On Monday, April 28, the SARS outbreak in Toronto appeared to be over. The two men who shared the responsibility were clearly relieved and impatient with the critics.
"It's very easy with a retroscope to look back and to make great diagnoses and do things, but I think, you know, (When) I think of people on the frontline, seeing a whole lot of things, but never having seen a SARS case, I think we need to look and learn. But it isn't easy being out there on the frontlines and trying to make the differential diagnosis," says Dr. James Young, Ontario's Commissioner of Public Safety.
As Dr. Young has said, we can all try to be Monday morning quarterbacks.
"You know, you should consider this to have been a very difficult outbreak to control, and I think we can give a lot of credit to the authorities, which was a mixture of folks, local, provincial, and federal, who got on the scene and have, as far as we can tell by the curve of new cases against time, it looks like they've got it under control in Toronto and in Vancouver. But to think that we should sit on our laurels now and not build a stronger and better national capacity in public health, that would be foolish. This is an opportunity to ask ourselves, do we have a modern public health system? Do we have the
elements that every modern nation state looks for to have an effective public health response?" Young says.
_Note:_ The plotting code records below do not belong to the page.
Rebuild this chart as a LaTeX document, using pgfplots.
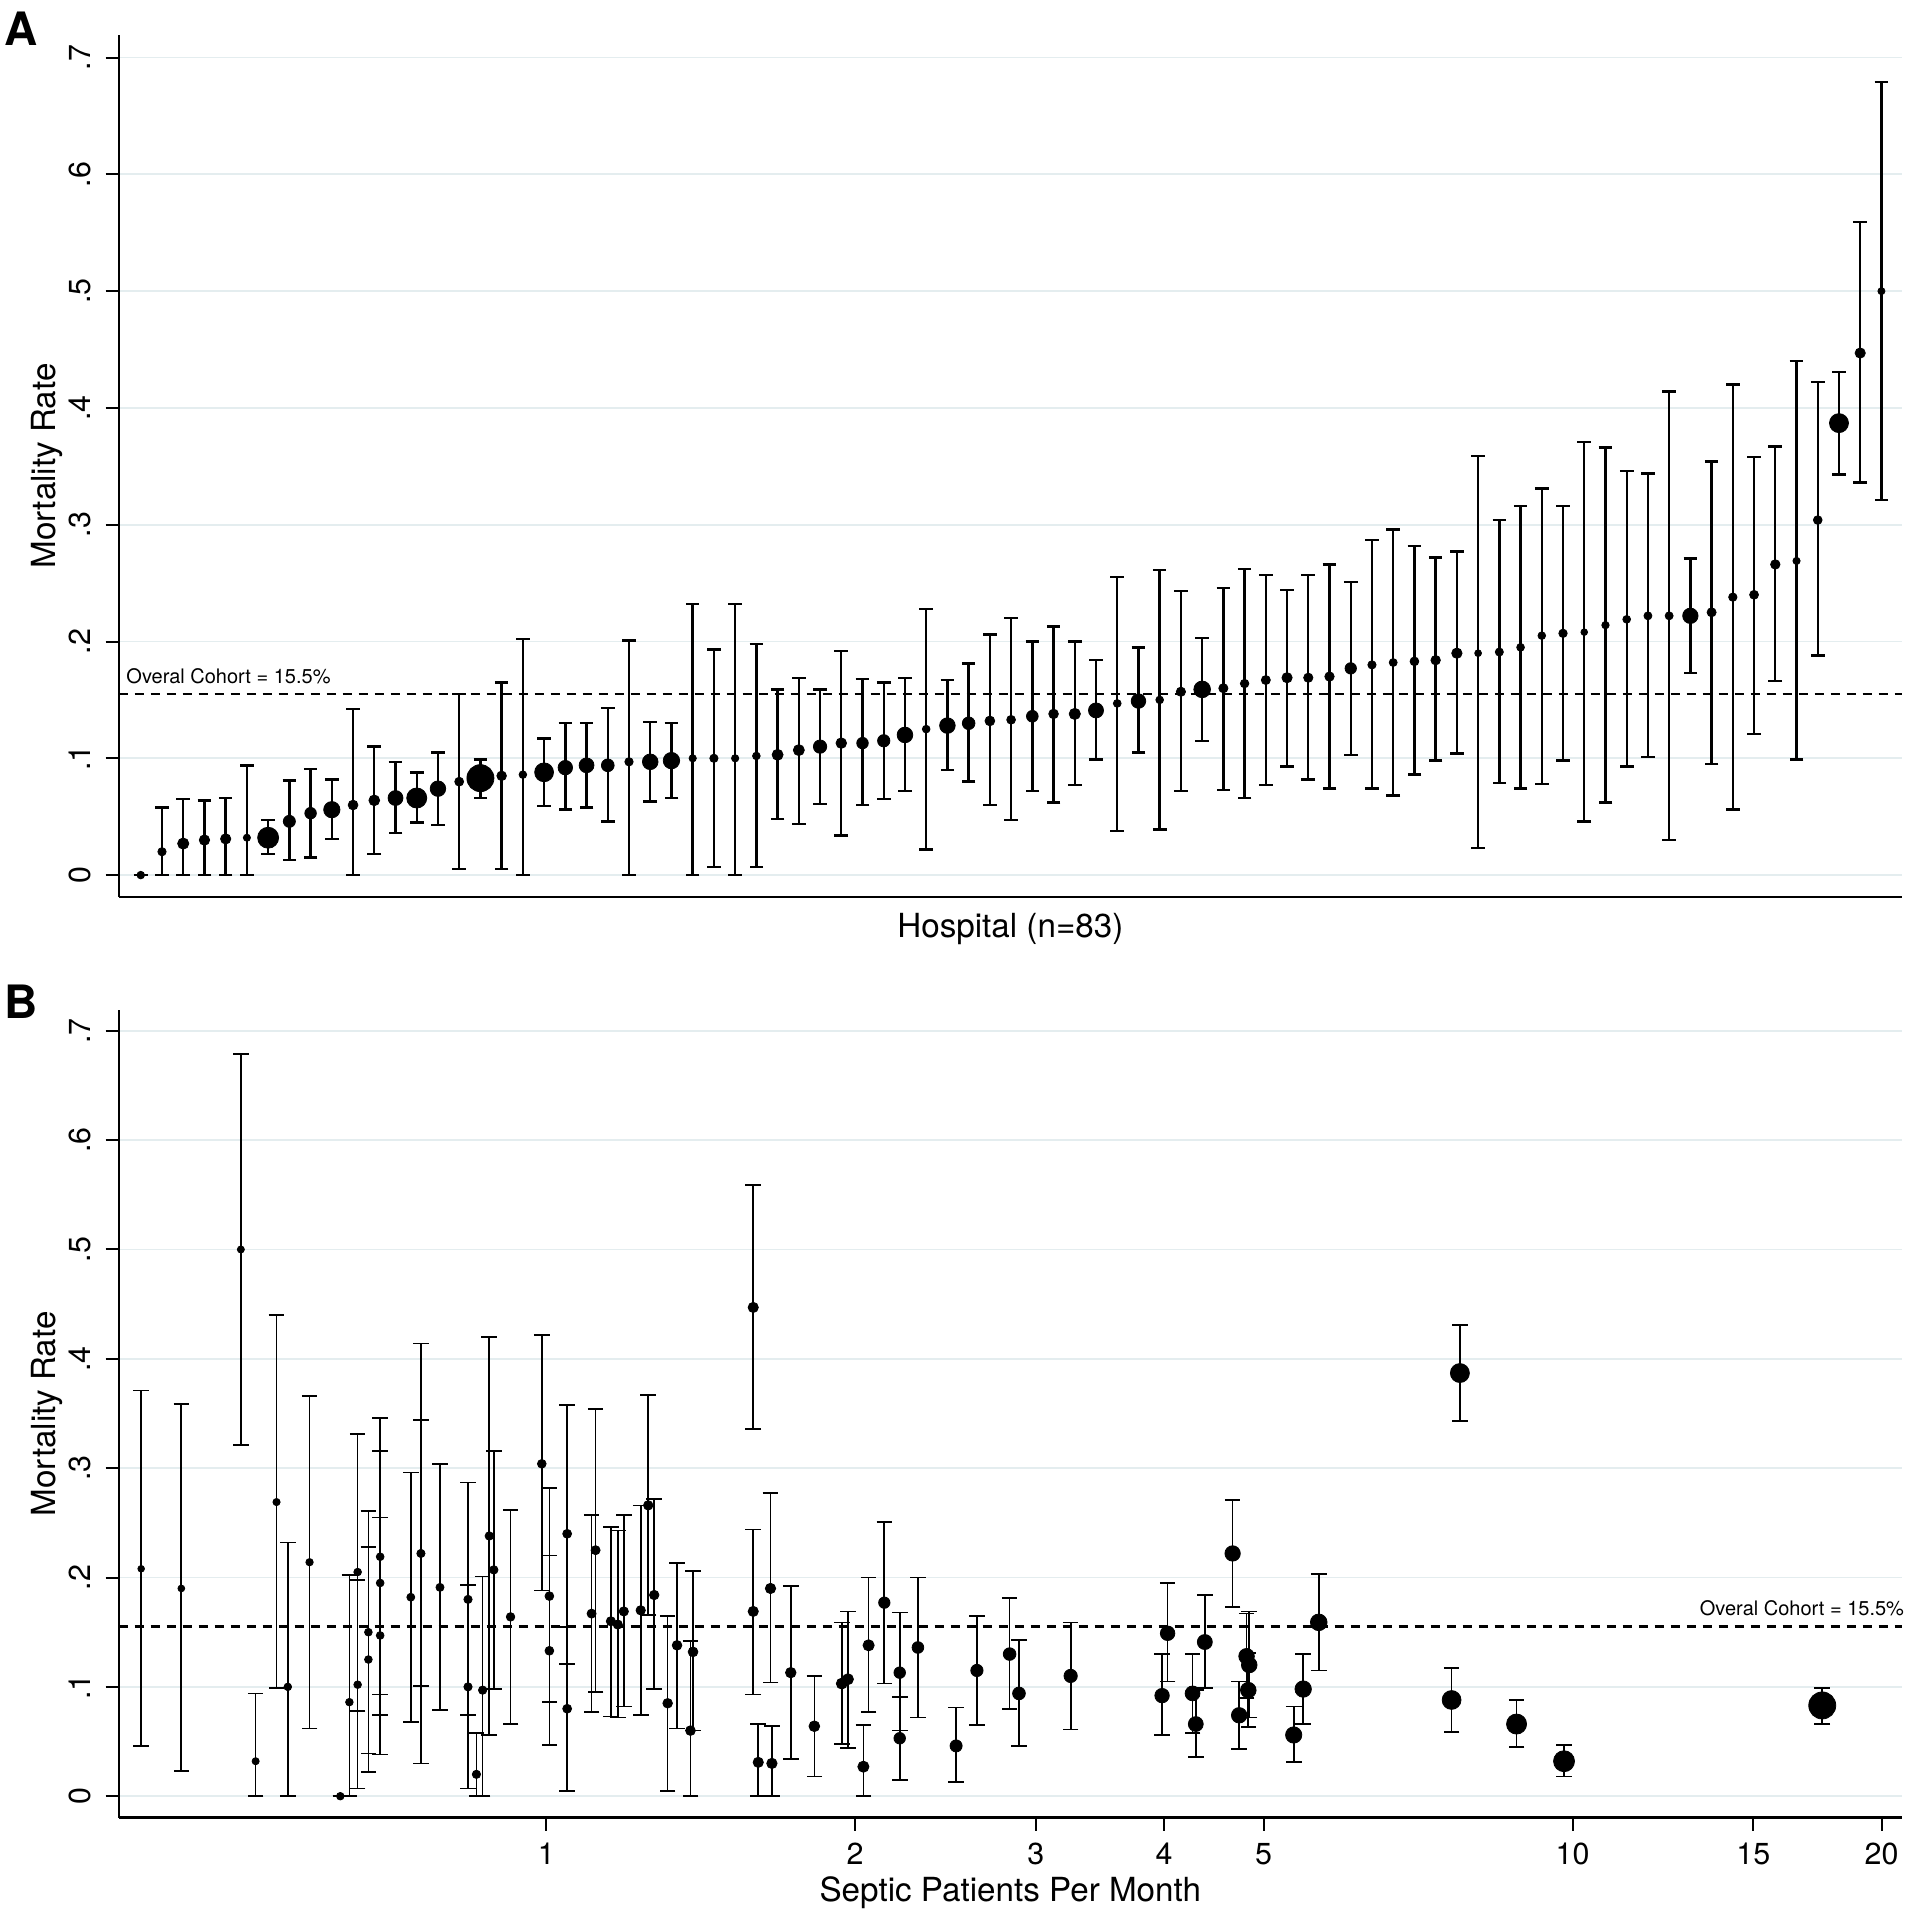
\documentclass[border=0pt]{standalone}
\usepackage{fontspec}
\setmainfont{TeX Gyre Heros}
\usepackage{pgfplots}
\pgfplotsset{compat=1.18}
\usepackage{pgfplotstable}
\definecolor{gridc}{RGB}{228,237,239}
\pgfplotstableread{
r m ep em v s
1 0.000 0.000 0.000 0.630 0.944
2 0.020 0.038 0.020 0.855 1.038
3 0.027 0.038 0.027 2.037 1.399
4 0.030 0.034 0.030 1.659 1.299
5 0.031 0.035 0.031 1.609 1.285
6 0.032 0.062 0.032 0.521 0.893
7 0.032 0.015 0.014 9.81 2.621
8 0.046 0.035 0.033 2.508 1.511
9 0.053 0.038 0.038 2.210 1.441
10 0.056 0.026 0.025 5.349 2.034
11 0.060 0.082 0.060 1.382 1.218
12 0.064 0.046 0.046 1.825 1.344
13 0.066 0.031 0.030 4.294 1.861
14 0.066 0.022 0.021 8.819 2.505
15 0.074 0.031 0.031 4.733 1.935
16 0.080 0.075 0.075 1.048 1.109
17 0.083 0.016 0.017 17.51 3.376
18 0.085 0.080 0.080 1.313 1.197
19 0.086 0.116 0.086 0.643 0.950
20 0.088 0.029 0.029 7.623 2.355
21 0.092 0.038 0.036 3.982 1.806
22 0.094 0.036 0.036 4.263 1.856
23 0.094 0.049 0.048 2.888 1.593
24 0.097 0.104 0.097 0.867 1.043
25 0.097 0.034 0.034 4.831 1.951
26 0.098 0.032 0.032 5.464 2.051
27 0.100 0.132 0.100 0.560 0.912
28 0.100 0.093 0.093 0.839 1.032
29 0.100 0.132 0.100 0.560 0.912
30 0.102 0.096 0.095 0.655 0.955
31 0.103 0.056 0.055 1.941 1.374
32 0.107 0.062 0.063 1.968 1.381
33 0.110 0.049 0.049 3.243 1.666
34 0.113 0.079 0.079 1.731 1.318
35 0.113 0.055 0.053 2.210 1.441
36 0.115 0.050 0.050 2.628 1.538
37 0.120 0.049 0.048 4.841 1.953
38 0.125 0.103 0.103 0.671 0.962
39 0.128 0.039 0.038 4.812 1.948
40 0.130 0.051 0.050 2.828 1.581
41 0.132 0.074 0.072 1.390 1.220
42 0.133 0.087 0.086 1.007 1.095
43 0.136 0.064 0.064 2.302 1.463
44 0.138 0.075 0.076 1.341 1.205
45 0.138 0.062 0.061 2.061 1.405
46 0.141 0.043 0.042 4.382 1.876
47 0.147 0.108 0.109 0.689 0.970
48 0.149 0.046 0.044 4.031 1.815
49 0.150 0.111 0.111 0.671 0.962
50 0.157 0.086 0.085 1.174 1.152
51 0.159 0.044 0.044 5.658 2.081
52 0.160 0.086 0.087 1.156 1.146
53 0.164 0.098 0.098 0.923 1.064
54 0.167 0.090 0.090 1.107 1.130
55 0.169 0.075 0.076 1.591 1.280
56 0.169 0.088 0.087 1.190 1.157
57 0.170 0.096 0.096 1.236 1.172
58 0.177 0.074 0.074 2.135 1.423
59 0.180 0.107 0.106 0.839 1.032
60 0.182 0.114 0.114 0.738 0.991
61 0.183 0.099 0.097 1.007 1.095
62 0.184 0.088 0.086 1.274 1.184
63 0.190 0.087 0.086 1.654 1.297
64 0.190 0.169 0.167 0.441 0.851
65 0.191 0.113 0.112 0.788 1.012
66 0.195 0.121 0.121 0.689 0.970
67 0.205 0.126 0.127 0.655 0.955
68 0.207 0.109 0.109 0.889 1.051
69 0.208 0.163 0.162 0.403 0.830
70 0.214 0.152 0.152 0.588 0.925
71 0.219 0.127 0.126 0.689 0.970
72 0.222 0.122 0.121 0.755 0.998
73 0.222 0.192 0.192 0.755 0.998
74 0.222 0.049 0.049 4.664 1.924
75 0.225 0.129 0.130 1.117 1.133
76 0.238 0.182 0.182 0.880 1.048
77 0.240 0.118 0.119 1.048 1.109
78 0.266 0.101 0.100 1.257 1.179
79 0.269 0.171 0.170 0.546 0.905
80 0.304 0.118 0.116 0.990 1.089
81 0.387 0.044 0.044 7.767 2.374
82 0.447 0.112 0.111 1.591 1.280
83 0.500 0.179 0.179 0.504 0.884
}\hosp
\pgfplotsset{
  common/.style={
    scale only axis, width=445.825pt, anchor=north west, clip=false,
    axis x line*=bottom, axis y line*=left,
    axis line style={-, line width=0.55pt, black},
    ytick={0,0.1,0.2,0.3,0.4,0.5,0.6,0.7},
    yticklabels={0,.1,.2,.3,.4,.5,.6,.7},
    ymajorgrids, grid style={gridc, line width=0.45pt},
    tick align=outside, major tick length=3.25pt,
    tick style={black, line width=0.5pt},
    tick label style={font=\fontsize{7.6}{9}\selectfont},
    yticklabel style={rotate=90, anchor=south, inner sep=3.6pt},
    label style={font=\fontsize{8.3}{10}\selectfont},
    ylabel={Mortality Rate},
    ylabel style={at={(axis description cs:-0.0352,0.5)}, anchor=base},
  },
}
\begin{document}
\begin{tikzpicture}
\useasboundingbox (0,0) rectangle (479.25pt,-480pt);
% Panel A
\begin{axis}[common, at={(29.675pt,-8.75pt)}, height=215.425pt,
  ymin=-0.0185, ymax=0.7193,
  xmin=-0.04, xmax=83.97, xtick=\empty,
  xlabel={Hospital (n=83)},
  xlabel style={at={(axis description cs:0.5,-0.0468)}, anchor=base},
]
\addplot[black, line width=0.7pt, dash pattern=on 2.4pt off 1.6pt, forget plot]
  coordinates {(-0.04,0.155) (83.97,0.155)};
\addplot[draw=none, mark=none, forget plot,
  error bars/.cd, y dir=both, y explicit,
  error bar style={draw=black, line width=0.6pt, solid},
  error mark options={rotate=90, draw=black, line width=0.6pt, mark size=1.7pt}]
  table[x=r, y=m, y error plus=ep, y error minus=em] {\hosp};
\addplot[scatter, only marks, mark=*,
    scatter/use mapped color={draw=black, fill=black},
    mark options={line width=0.2pt},
    visualization depends on={\thisrow{s} \as \rad},
    scatter/@pre marker code/.append style={/tikz/mark size=\rad}]
  table[x=r, y=m] {\hosp};
\node[anchor=base west, font=\fontsize{5}{6}\selectfont, inner sep=0pt] at (axis cs:0.289,0.1642) {Overal Cohort = 15.5\%};
\node[anchor=base west, font=\bfseries\fontsize{11.5}{13}\selectfont, inner sep=0pt] at (axis description cs:-0.0647,0.9884) {A};
\end{axis}
% Panel B
\begin{axis}[common, at={(29.675pt,-252.5pt)}, height=201.875pt,
  ymin=-0.0195, ymax=0.719,
  xmode=log, xmin=0.3832, xmax=20.94,
  xtick={1,2,3,4,5,10,15,20}, xticklabels={1,2,3,4,5,10,15,20},
  xticklabel style={inner sep=3pt},
  xlabel={Septic Patients Per Month},
  xlabel style={at={(axis description cs:0.5,-0.1034)}, anchor=base},
]
\addplot[black, line width=0.7pt, dash pattern=on 2.4pt off 1.6pt, forget plot]
  coordinates {(0.3832,0.155) (20.94,0.155)};
\addplot[draw=none, mark=none, forget plot,
  error bars/.cd, y dir=both, y explicit,
  error bar style={draw=black, line width=0.42pt, solid},
  error mark options={rotate=90, draw=black, line width=0.42pt, mark size=1.95pt}]
  table[x=v, y=m, y error plus=ep, y error minus=em] {\hosp};
\addplot[scatter, only marks, mark=*,
    scatter/use mapped color={draw=black, fill=black},
    mark options={line width=0.2pt},
    visualization depends on={\thisrow{s} \as \rad},
    scatter/@pre marker code/.append style={/tikz/mark size=\rad}]
  table[x=v, y=m] {\hosp};
\node[anchor=base east, font=\fontsize{5}{6}\selectfont, inner sep=0pt] at (axis cs:21.07,0.1654) {Overal Cohort = 15.5\%};
\node[anchor=base west, font=\bfseries\fontsize{11.5}{13}\selectfont, inner sep=0pt] at (axis description cs:-0.0643,0.990) {B};
\end{axis}
\end{tikzpicture}
\end{document}
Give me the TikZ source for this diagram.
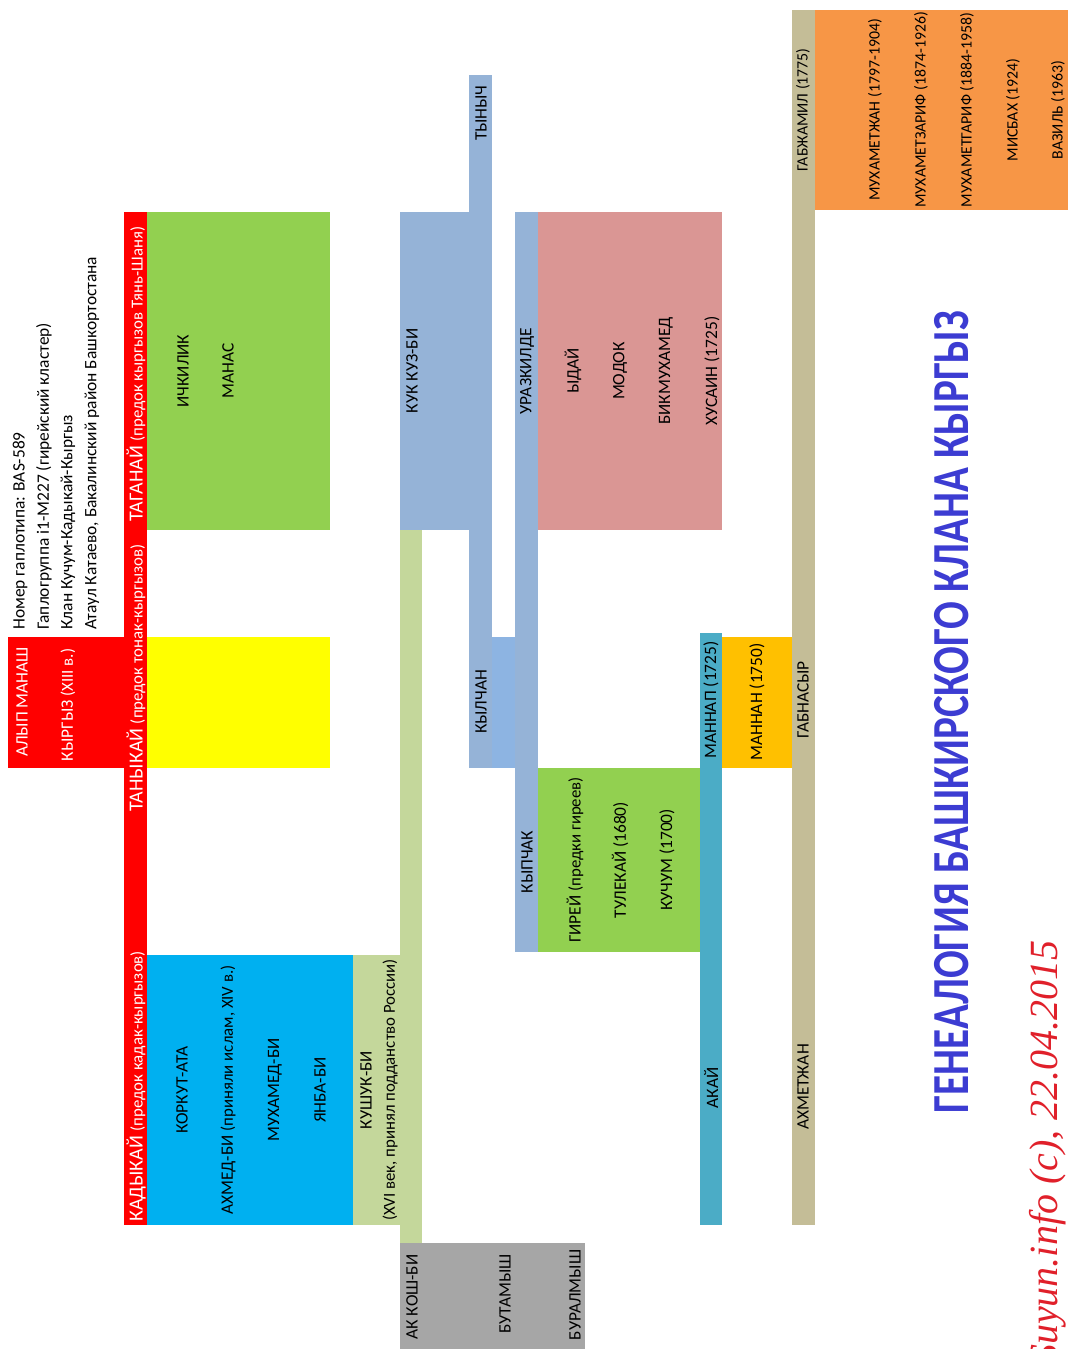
\documentclass[tikz,border=0pt]{standalone}
\usepackage{fontspec}
\setmainfont{Carlito}
\newfontfamily\signfont{Liberation Serif}

\definecolor{kred}{HTML}{FF0000}
\definecolor{kgreen}{HTML}{92D050}
\definecolor{kyellow}{HTML}{FFFF00}
\definecolor{kcyan}{HTML}{00B0F0}
\definecolor{kolive}{HTML}{C4D79B}
\definecolor{kgrey}{HTML}{A6A6A6}
\definecolor{kblue}{HTML}{95B3D7}
\definecolor{kblueb}{HTML}{8DB4E2}
\definecolor{kpink}{HTML}{DA9694}
\definecolor{kteal}{HTML}{4BACC6}
\definecolor{kamber}{HTML}{FFC000}
\definecolor{ktan}{HTML}{C4BD97}
\definecolor{korange}{HTML}{F79646}
\definecolor{ktitle}{HTML}{3C3CD2}
\definecolor{ksign}{HTML}{E0202A}

\newcommand\paren[1]{{\fontsize{8.4}{9}\selectfont #1}}

\begin{document}
\begin{tikzpicture}[x=0.5pt,y=-0.5pt,
	cell/.style={rotate=90,inner sep=0pt,font=\fontsize{8.7}{10}\selectfont},
	small/.style={cell,font=\fontsize{7.9}{9}\selectfont},
	onred/.style={cell,text=white}]
	\useasboundingbox (0,0) rectangle (1072,1349);
	% Blocks, as {left/top/right/bottom/colour}, in pixels of the sheet
	\foreach \xa/\ya/\xb/\yb/\col in {
			8/637/147/768/kred,% ALYP MANASH
			124/212/147/1225/kred,% main trunk
			147/212/330/530/kgreen,
			147/637/330/768/kyellow,
			147/955/353/1225/kcyan,
			353/955/400/1225/kolive,
			400/530/422/1243/kolive,
			400/1243/585/1349/kgrey,
			400/212/492/530/kblue,
			469/75/492/768/kblue,
			492/637/515/768/kblueb,
			515/212/538/952/kblue,
			538/212/722/530/kpink,
			538/768/700/952/kgreen,
			700/633/722/1225/kteal,
			722/637/792/768/kamber,
			792/10/815/1225/ktan,
			815/10/1068/210/korange}{
		\fill[\col] (\xa,\ya) rectangle (\xb,\yb);
	}
	% Header lines, read from the bottom
	\foreach \x/\t [count=\i] in {
			20/{Номер гаплотипа: BAS-589},
			44/{Гаплогруппа i1-M227 (гирейский кластер)},
			68/{Клан Кучум-Кадыкай-Кыргыз},
			92/{Атаул Катаево, Бакалинский район Башкортостана}}{
		\node[cell,anchor=west] (head\i) at (\x,630) {\t};
	}
	% White names on the red trunk
	\node[onred] (alyp) at (22,702) {АЛЫП МАНАШ};
	\node[onred] (kyrgyz) at (68,705) {КЫРГЫЗ \paren{(XIII в.)}};
	\node[onred,anchor=west,font=\fontsize{10}{11}\selectfont] (taganai) at (136,522) {ТАГАНАЙ \paren{(предок кыргызов Тянь-Шаня)}};
	\node[onred,anchor=west,font=\fontsize{10}{11}\selectfont] (tanykai) at (136,812) {ТАНЫКАЙ \paren{(предок тонак-кыргызов)}};
	\node[onred,anchor=west,font=\fontsize{10}{11}\selectfont] (kadykai) at (136,1222) {КАДЫКАЙ \paren{(предок кадак-кыргызов)}};
	% Names, centred in their cells
	\foreach \x/\y/\t [count=\i] in {
			183/371/ИЧКИЛИК, 228/371/МАНАС,
			182/1090/КОРКУТ-АТА,
			228/1090/{АХМЕД-БИ \paren{(приняли ислам, XIV в.)}},
			275/1090/МУХАМЕД-БИ, 320/1090/ЯНБА-БИ,
			366/1090/КУШУК-БИ,
			390/1090/{\paren{(XVI век, принял подданство России)}},
			412/371/КУК КУЗ-БИ,
			481/702/КЫЛЧАН,
			527/371/УРАЗКИЛДЕ, 527/862/КЫПЧАК,
			573/371/ЫДАЙ, 620/371/МОДОК, 666/371/БИКМУХАМЕД, 712/371/ХУСАИН (1725),
			575/860/{ГИРЕЙ \paren{(предки гиреев)}}, 620/860/ТУЛЕКАЙ (1680), 667/860/КУЧУМ (1700),
			711/700/МАННАП (1725), 711/1088/АКАЙ,
			757/702/МАННАН (1750),
			803/700/ГАБНАСЫР, 803/1087/АХМЕТЖАН,
			412/1297/АК КОШ-БИ, 505/1294/БУТАМЫШ, 575/1295/БУРАЛМЫШ}{
		\node[cell] (name\i) at (\x,\y) {\t};
	}
	\node[cell,anchor=east] (tynych) at (481,85) {ТЫНЫЧ};
	% Last generations, a little smaller
	\foreach \x/\t [count=\i] in {
			803/ГАБЖАМИЛ (1775),
			875/МУХАМЕТЖАН (1797-1904),
			921/МУХАМЕТЗАРИФ (1874-1926),
			967/МУХАМЕТГАРИФ (1884-1958),
			1013/МИСБАХ (1924), 1058/ВАЗИЛЬ (1963)}{
		\node[small] (last\i) at (\x,110) {\t};
	}
	% Title and signature
	\node[rotate=90,inner sep=0pt,text=ktitle,font=\bfseries\fontsize{26}{30}\selectfont] (title) at (952,712) {\scalebox{0.79}[1]{ГЕНЕАЛОГИЯ БАШКИРСКОГО КЛАНА КЫРГЫЗ}};
	\node[rotate=90,inner sep=0pt,anchor=east,text=ksign,font=\signfont\itshape\fontsize{20}{24}\selectfont] (sign) at (1048,940) {Suyun.info (c), 22.04.2015};
\end{tikzpicture}
\end{document}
The outbreak isn't over at the Lapsley Family Clinic. Dr. Rex Verschuren is still missing the three other doctors, and he's only seeing the most urgent patients.
"We still are left out by ourselves and totally exposed. Unfortunately, because there still hasn't been (any) more directives. We don't really know what we're doing. We're still staying gowned and gloved," he says.
He's also worried about his two colleagues who are still critically ill, wondering if their infections could have been prevented.
"I think in retrospect, yes, there was time. There was time to warn people or at least let them know that this was coming. And there was probably time to have a process set up for this. Maybe we should have had emergency sets at every doctor's office, hospital, every clinic that are not to be opened unless a bulletin is given that something is coming. It's easy to say in retrospect, but at the time, I really don't know how they handled it. It's perceived as not being handled very well by the medical community."
For now, he's staying gloved and gowned. Everyone coming in the door is being carefully watched, and he's trying to keep the clinic running, hoping his colleagues make it through this SARS battle in case they have to fight another one.